Cohoes Commons
- Location: Cohoes, New York
- Opened: August 1, 1987
- Closed: C. 2009
- Developer: Zandri Construction Co. of Cohoes
- Owner: National Enterprises
- Stores: 16
- Anchor tenants: 1
- Floor area: 120,000 sq ft (11,000 m^{2})
- Floors: 2

= Cohoes Commons =

Cohoes Commons was a small, urban enclosed shopping mall in Cohoes, New York, mostly focusing on upscale fashion outlet stores. The building is primarily an office complex at this time. It is located on Mohawk Street.

==Development==
Plans for development of the mall were announced in Summer, 1986. A mall would be built as an addition to the existing Cohoes Specialty Stores, which would serve as the anchor. The plan was to build 56000 sqft of additional retail space in a two-story building. The intent was to feature stores not found in the larger, suburban malls in the New York Capital Region. Ground breaking was scheduled for October 1, 1986. The cost of the mall was $4 million. Construction was done by Zandri Construction Co. of Cohoes. It was claimed that people came to Cohoes Specialty Stores and wanted to see other shops in close proximity.

==Opening==
The mall was scheduled to open on August 1, 1987. Total retail space was 75000 sqft in addition to its anchor.

==Concerns by the community==
At the time, Cohoes had a downtown with businesses catering to cost-conscious customers. It was felt among the community in that area, that the kinds of traffic coming to the mall would not spill over into the business area. Parking concerns were also cited because this mall did not have acres of parking spaces like the typical suburban mall.

==Initial success==
By 1989, New York State Route 787, an arterial expanding I-787, had been completed, connecting Cohoes with the interstate. This brought more people into the area. It was noted that busloads of people were arriving in Cohoes on Saturdays, prompting consideration of a Harmony Mall in the old Harmony Mills No. 2 building. This building had served as a knitting mill in 1866.

==Ownership==
The Cohoes Specialty Stores chain owned 50% of the Cohoes Commons building. When Burlington Coat Factory purchased the chain in 1989, they took the 50% ownership in the building.

By 1993, the partnership that operated the mall (including Cohoes Fashions, then owned by Burlington Coat Factory, as a limited partner) was the Mohawk Group based in Manhattan. In 1987, Mohawk Group purchased the mall from Cohoes Specialty Stores, Ltd. The mortgage holder in 1993 was First International Bank of California. The bank filed foreclosure papers by mid-1993 due to failure to pay the $44,000 monthly payment.

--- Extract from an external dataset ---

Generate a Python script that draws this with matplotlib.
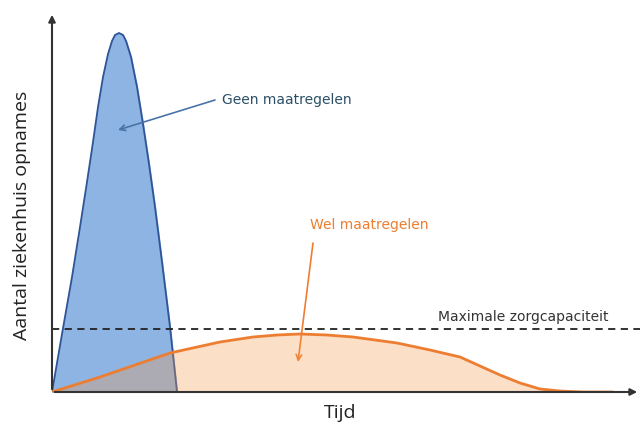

By the end of 1995, the mall was transferred to National Enterprises of California from the Mohawk Group to avoid foreclosure.

==Cohoes Too==
As a result of the mall being built, Cohoes Specialty Stores opened Cohoes Too, which sold clearance items from all stores in the Cohoes Specialty Stores chain, across the street in the building formerly housed by Dansk. Dansk moved into the mall as an original tenant.

==Decline as a shopping center==
The Cohoes Specialty Stores chain was underwater in debt, and was sold by mid-1989. The chain's flagship and anchor store at Cohoes Commons was temporarily closed (June 2 to June 18, 1989) and others in the chain were permanently shuttered. Ultimately, Burlington Coat Factory bought the chain in a bankruptcy sale. The mall itself did well after this time, but stores continued to relocate over the years. By 1995, the mall had a 68% vacancy rate. New owners were attempting to turn it around to return it to the upscale shopping center of the late 1980s.

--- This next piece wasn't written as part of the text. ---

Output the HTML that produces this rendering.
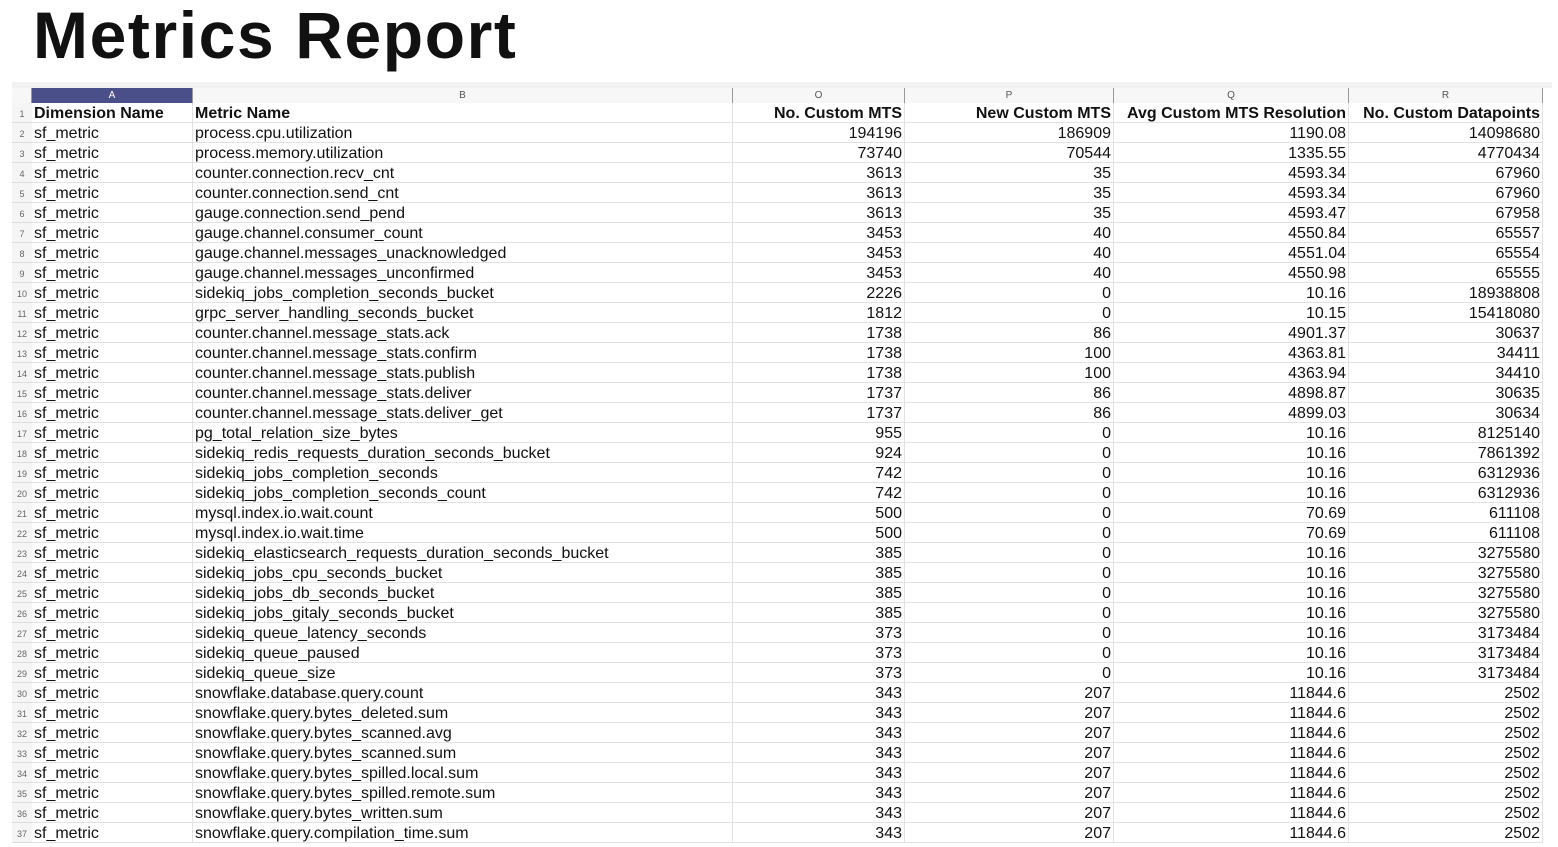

By late 1995, the only remaining tenants included Cohoes Fashions, L'eggs/Bali/Hanes, Labels, Polo/Ralph Lauren, Prestige Fragrances, and Labels. The new owners planned renovations to include skylights and other items to make the mall seem more upscale.

Cohoes Fashions announced in April, 1999, that it would be relocating to Crossgates Mall. In the subsequent months, Polo/Ralph Lauren announced its departure from the mall along with another boutique. In October, 1999, the anchor Cohoes Fashions was finishing its store liquidation sale in preparation for its new location at Crossgates Mall. By January, 2000, it was noted in the Albany Times Union that Cohoes Commons was "largely empty." Like many other, larger malls, loss of the anchor caused traffic to dwindle and a chain reaction of smaller stores leaving. The size of the mall (under 200,000 sqft) made it difficult to attract new retail tenants.

Unlike many larger struggling enclosed malls, this mall did not face the wrecking ball. Instead, its purpose changed into an office complex when Seton Health moved in and later a unit of the New York State Department of Civil Service.

- Note: As of 1 November 2009, part of one of the original buildings has been torn down.